Hi there!
I am deploying a Pytorch model to a Dataflow streaming pipeline for ML Inference. The workers on the pipeline are mounted with a GPU to accelerate the inference. Essentially, dataflow in this case, creates one python process per core on the worker (in my case 16 cores so 16 python processes) and loads the model to the GPU.
In some events, this loading process gets stuck and does not really recover (unclear why this happens but my best guess is some sort of deadlock).
In this case, I’m trying to implement a timeout to pre-empt this so it can try again or at least prevent the pipeline from getting stuck. Is there a sane way of doing this?
This is the solution I’ve tried:
pool = ProcessPoolExecutor(max_workers=1)
logging.info(f"Loading model with timeout as {timeout} seconds.")
start = time.time()
future = pool.submit(load_func)
try:
model = future.result(timeout=timeout)
end = time.time()
except (TimeoutError, CancelledError) as e:
# Don't wait for the process to finish, otherwise it will hang if the process is stuck
logging.debug("Shutting down executor.")
pool.shutdown(wait=False)
logging.debug("Killing child processes.")

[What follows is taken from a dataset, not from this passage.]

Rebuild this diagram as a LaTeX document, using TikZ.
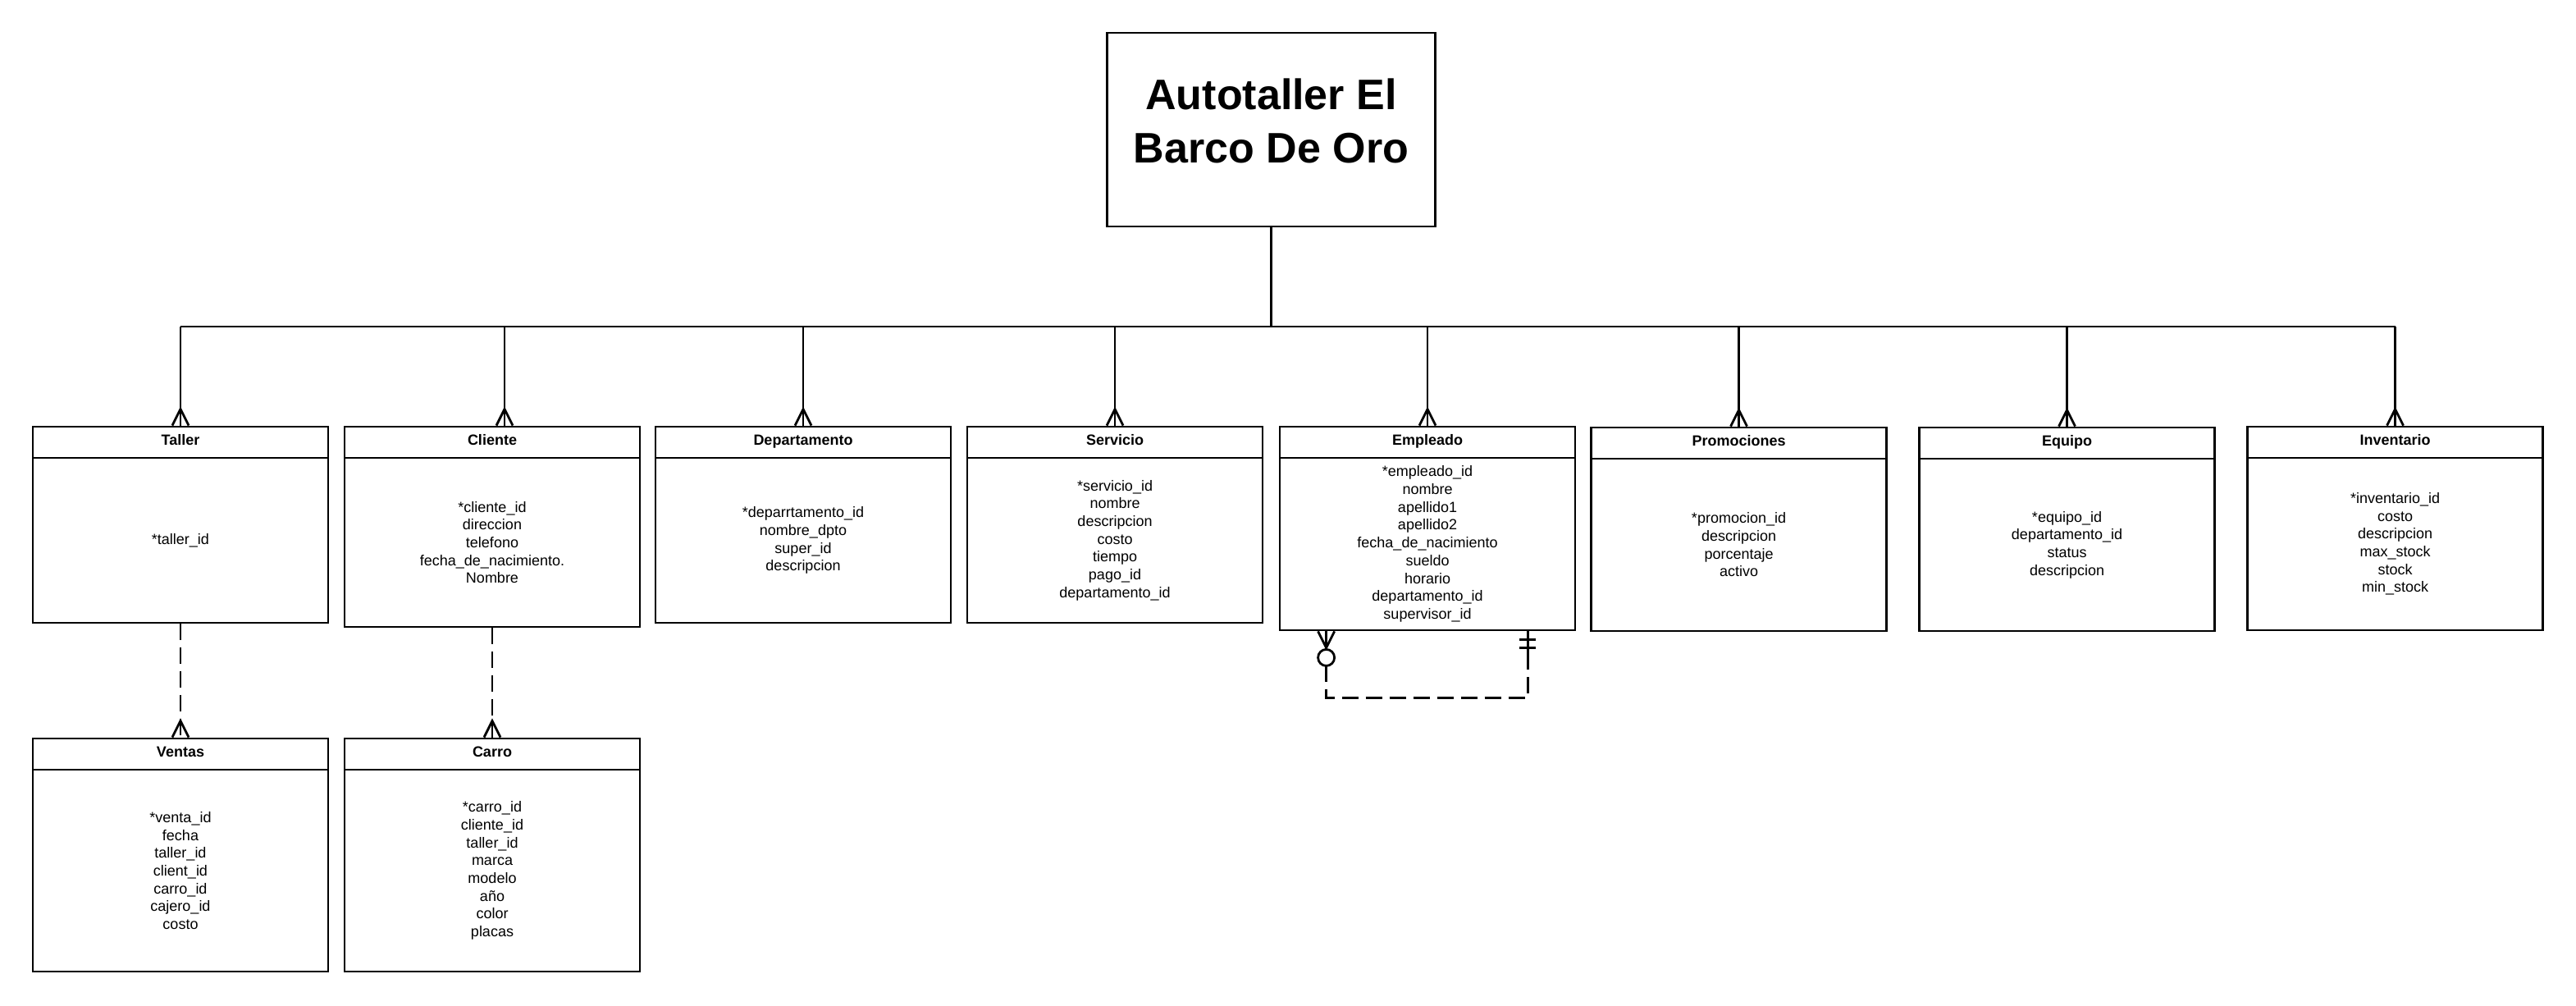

_kill_child_processes(os.getpid())
raise LoadModelTimeoutError(f"Model loading timed out after {timeout} seconds.") from e
logging.info(f"Model loaded in {end - start:.2f} seconds.")
return model
This seems to be problematic though because, AFAIK, you cannot kill the producing process (in this case the child process that generates the future) while the consuming process is trying to access it.